Immediately after someone comes up out of the water, that’s where sound can return with intention. A single strong chord hit, or even the whole room breaking into applause and celebration, works well here. This is a natural pivot point from stillness to celebration, and the room usually wants permission to respond audibly.
After Each Baptism: A Short Musical Response
Rather than launching into a full song after every single baptism, especially during a Sunday with multiple people being baptized, a short musical response often serves better than a complete song. A few lines of a familiar chorus the congregation already knows by heart lets people respond without needing lyrics on a screen. This keeps momentum moving without making each individual baptism feel rushed or interchangeable.
Save the full-length, high-energy celebration song for the end of the entire baptism segment, once every person has been baptized. That’s the moment the whole room can sing all the way through together, celebrating collectively rather than person by person.

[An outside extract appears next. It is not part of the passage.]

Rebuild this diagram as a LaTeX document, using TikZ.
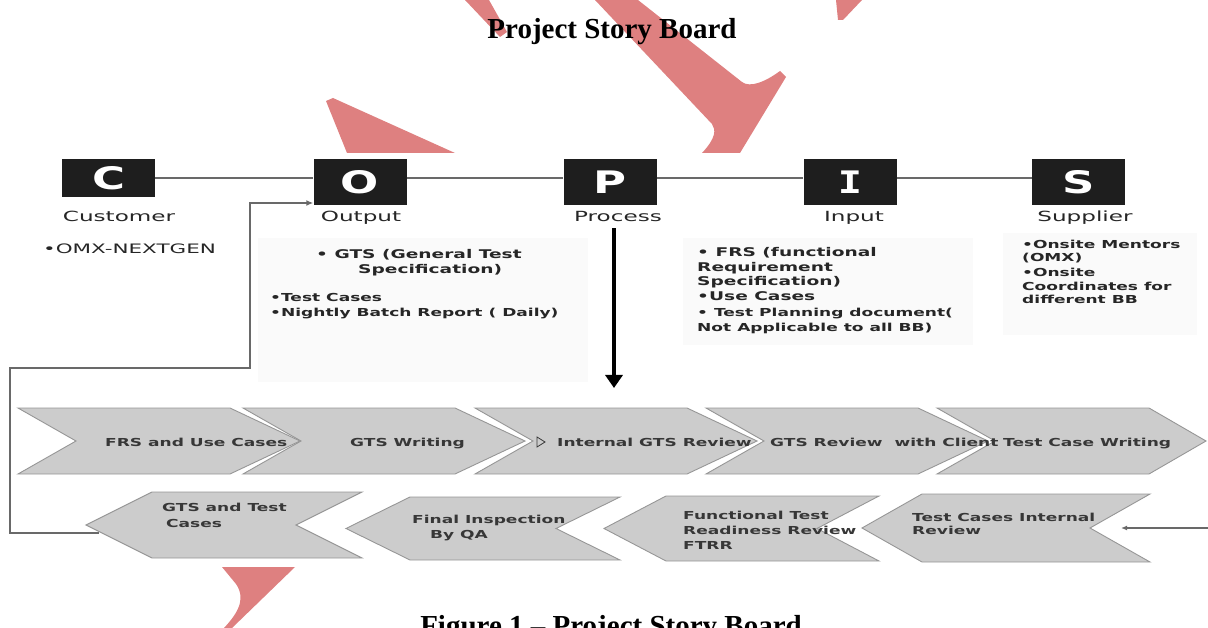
\documentclass[tikz,border=0pt]{standalone}
\usepackage{fontspec}
\setmainfont{Liberation Serif}
\newfontfamily\labf{DejaVu Sans}[FakeStretch=1.65]
\newfontfamily\txtf{DejaVu Sans}[FakeStretch=1.55]
\newfontfamily\letf{DejaVu Sans}[FakeStretch=1.45]
\newfontfamily\letm{DejaVu Sans Mono}[FakeStretch=1.3]
\usetikzlibrary{arrows.meta}
\definecolor{wmc}{RGB}{222,128,128}
\definecolor{boxc}{RGB}{30,30,30}
\definecolor{chevf}{RGB}{204,204,204}
\definecolor{chevd}{RGB}{150,150,150}
\definecolor{linec}{RGB}{105,105,105}
\definecolor{faint}{RGB}{250,250,250}
\definecolor{ctext}{RGB}{55,55,55}
\tikzset{
  wm/.style={fill=wmc, draw=none},
  faintbox/.style={fill=faint, draw=none},
  lbox/.style={fill=boxc, text=white, inner sep=0pt, minimum width=93pt, minimum height=46pt,
    font=\letf\bfseries\fontsize{31}{31}\selectfont},
  lab/.style={font=\labf\fontsize{14}{16}\selectfont, text=black!85, inner sep=0pt, anchor=base},
  treg/.style={font=\labf\fontsize{13}{15}\selectfont, text=black!85, inner sep=0pt, anchor=base west},
  tb/.style={font=\txtf\bfseries\fontsize{11}{13}\selectfont, text=black!85, inner sep=0pt, anchor=base west},
  tbl/.style={tb, font=\txtf\bfseries\fontsize{12}{14}\selectfont},
  ct/.style={tb, text=ctext},
  chev/.style={fill=chevf, draw=chevd, line width=0.9pt, line join=miter},
  conn/.style={draw=linec, line width=1.6pt},
  title/.style={font=\bfseries\fontsize{29}{34}\selectfont, inner sep=0pt, anchor=base},
}
% right-pointing chevron: name, left x, top y, bottom y, tip depth
\newcommand\chevR[5]{%
  \path[chev] (#2,#3) -- ({#2+212},#3) -- ({#2+212+#5},{(#3+#4)/2}) -- ({#2+212},#4) -- (#2,#4) -- ({#2+58},{(#3+#4)/2}) -- cycle;
  \coordinate (#1) at ({#2+106},{(#3+#4)/2});}
% left-pointing chevron: name, left x, right x, top y, bottom y, depth
\newcommand\chevL[6]{%
  \path[chev] (#2,#4) -- (#3,#4) -- ({#3-#6},{(#4+#5)/2}) -- (#3,#5) -- (#2,#5) -- ({#2-#6},{(#4+#5)/2}) -- cycle;
  \coordinate (#1-tip) at ({#2-#6},{(#4+#5)/2});
  \coordinate (#1-notch) at ({#3-#6},{(#4+#5)/2});}
\begin{document}
\begin{tikzpicture}[x=1pt,y=-1pt]
\useasboundingbox (0,0) rectangle (1208,628);
\clip (0,0) rectangle (1208,628);
% watermark pieces
\path[wm] (465,0) -- (489,0) -- (507,32) -- (500,37) -- cycle;
\path[wm] (595,0) -- (638,0) -- (742,82) .. controls (750,88) and (765,82) .. (780,71) -- (786,77) -- (740,153) -- (702,153) .. controls (716,138) and (716,130) .. (712,124) -- cycle;
\path[wm] (836,0) -- (862,0) -- (843,20) -- (838,20) -- cycle;
\path[wm] (326,101) -- (333,98) -- (455,153) -- (347,153) -- cycle;
\path[wm] (222,567) -- (295,567) -- (232,628) -- (224,628) .. controls (236,615) and (247,600) .. (236,584) -- cycle;
% faint text panels
\path[faintbox] (258,238) rectangle (588,382);
\path[faintbox] (683,238) rectangle (973,345);
\path[faintbox] (1003,233) rectangle (1197,335);
% title and caption
\node[title] (title) at (612,39) {Project Story Board};
\node[title] (caption) at (611,635) {Figure 1 -- Project Story Board};
% COPIS boxes
\node[lbox, minimum height=38pt] (C) at (108.5,178) {C};
\node[lbox] (O) at (360,182) {O};
\node[lbox] (P) at (610,182) {P};
\node[lbox, font=\letm\bfseries\fontsize{31}{31}\selectfont] (I) at (850,182) {I};
\node[lbox] (S) at (1078.5,182) {S};
\draw[conn, line width=2pt] (C.east) -- (C.east -| O.west);
\draw[conn, line width=2pt] (O.east |- C.east) -- (C.east -| P.west);
\draw[conn, line width=2pt] (P.east |- C.east) -- (C.east -| I.west);
\draw[conn, line width=2pt] (I.east |- C.east) -- (C.east -| S.west);
% labels
\node[lab] (Clab) at (119,222) {Customer};
\node[lab] (Olab) at (361,222) {Output};
\node[lab] (Plab) at (618,222) {Process};
\node[lab] (Ilab) at (854,222) {Input};
\node[lab] (Slab) at (1085,222) {Supplier};
% customer
\node[treg] (omx) at (43,254) {•OMX-NEXTGEN};
% output
\node[tbl] (o1) at (316,259) {• GTS (General Test};
\node[tbl] (o2) at (358,274) {Specification)};
\node[tb] (o3) at (270,302) {•Test Cases};
\node[tb] (o4) at (270,317) {•Nightly Batch Report ( Daily)};
% input
\node[tbl] (i1) at (697,257) {• FRS (functional};
\node[tbl] (i2) at (697,272) {Requirement};
\node[tbl] (i3) at (697,286) {Specification)};
\node[tbl] (i4) at (697,301) {•Use Cases};
\node[tb] (i5) at (697,317) {• Test Planning document(};
\node[tb] (i6) at (697,332) {Not Applicable to all BB)};
% supplier
\node[tb] (s1) at (1022,249) {•Onsite Mentors};
\node[tb] (s2) at (1022,262) {(OMX)};
\node[tb] (s3) at (1022,277) {•Onsite};
\node[tb] (s4) at (1022,291) {Coordinates for};
\node[tb] (s5) at (1022,304) {different BB};
% process arrow
\coordinate (ptip) at (614,388);
\draw[line width=3.5pt, -{Triangle[length=13pt,width=17pt]}] (Plab.south -| ptip) ++(0,6) -- (ptip);
% chevrons row 1
\chevR{r1}{18}{408}{474}{70}
\chevR{r2}{243}{408}{474}{70}
\chevR{r3}{475}{408}{474}{70}
\chevR{r4}{706}{408}{474}{70}
\chevR{r5}{937}{408}{474}{57}
% chevrons row 2
\chevL{A}{152}{362}{492}{558}{66}
\chevL{B}{410}{620}{497}{560}{64}
\chevL{Cc}{666}{879}{496}{561}{62}
\chevL{D}{922}{1150}{494}{562}{60}
% row 1 texts
\node[ct] (t1) at (105,446) {FRS and Use Cases};
\node[ct] (t2) at (350,446) {GTS Writing};
\draw[draw=ctext, line width=0.8pt] (537,437) -- (545,442) -- (537,447) -- cycle;
\node[ct] (t3) at (557,446) {Internal GTS Review};
\node[ct] (t4) at (770,446) {GTS Review~ with Client};
\node[ct] (t5) at (1003,446) {Test Case Writing};
% row 2 texts
\node[ct] (a1) at (162,511) {GTS and Test};
\node[ct] (a2) at (166,527) {Cases};
\node[ct] (b1) at (412,523) {Final Inspection};
\node[ct] (b2) at (430,538) {By QA};
\node[ct] (c1) at (683,519) {Functional Test};
\node[ct] (c2) at (683,534) {Readiness Review};
\node[ct] (c3) at (683,549) {FTRR};
\node[ct] (d1) at (912,521) {Test Cases Internal};
\node[ct] (d2) at (912,534) {Review};
% feedback connector from GTS and Test Cases to Output
\coordinate (Ain) at (99,533);
\coordinate (k1) at (10,533);
\coordinate (k2) at (10,368);
\coordinate (k3) at (250,368);
\coordinate (k4) at (250,203);
\draw[conn, -{Latex[length=7pt,width=6pt]}] (Ain) -- (k1) -- (k2) -- (k3) -- (k4) -- (k4 -| O.west);
% incoming arrow on the right
\coordinate (rin) at (1208,528);
\coordinate (Darr) at (1121,528);
\draw[conn, line width=1.2pt, -{Latex[length=6pt,width=5pt]}] (rin) -- (Darr);
\end{tikzpicture}
\end{document}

When the Service Runs Long
Baptism Sundays almost always run over. Testimonies go longer than planned, more people show up to be baptized than expected, technical hiccups happen. Build flexibility into the plan from the start rather than trying to force a rigid setlist to fit an unpredictable moment. Here are a few practical ways to stay adaptable:
- Have a trimmed version of every transition song ready. Know in advance which verse or chorus can be cut if time is short, so the team isn’t scrambling mid-song.
- Build in one “flex song” that can be shortened or skipped entirely without disrupting the emotional arc of the service. This is usually the short musical response after individual baptisms, since it’s the easiest piece to compress.
- Communicate clearly with the pastoral team beforehand about who is deciding, in real time, whether to trim the sermon, extend the service, or cut a song. Musical flexibility only works if it’s coordinated with the rest of the platform team.
- Keep a closing song in reserve that works at any length. Something with a simple, repeatable chorus can stretch or shrink easily depending on how much time is actually left.
The Bigger Picture
None of this is about perfectly executing a rundown sheet. It’s about serving a moment that belongs to the person in the water and to the God who’s doing the actual work. Music should make space for that, not fill every available second with sound. Some of the most powerful baptism services happen when the band does less, not more, and lets the moment speak for itself.
Getting the structure right takes some trial and error, and it will look different depending on church size, denominational background, and how many people are being baptized on a given Sunday. But the underlying principle holds steady: know when to sing, know when to stop, and stay flexible enough to serve whatever the actual moment requires.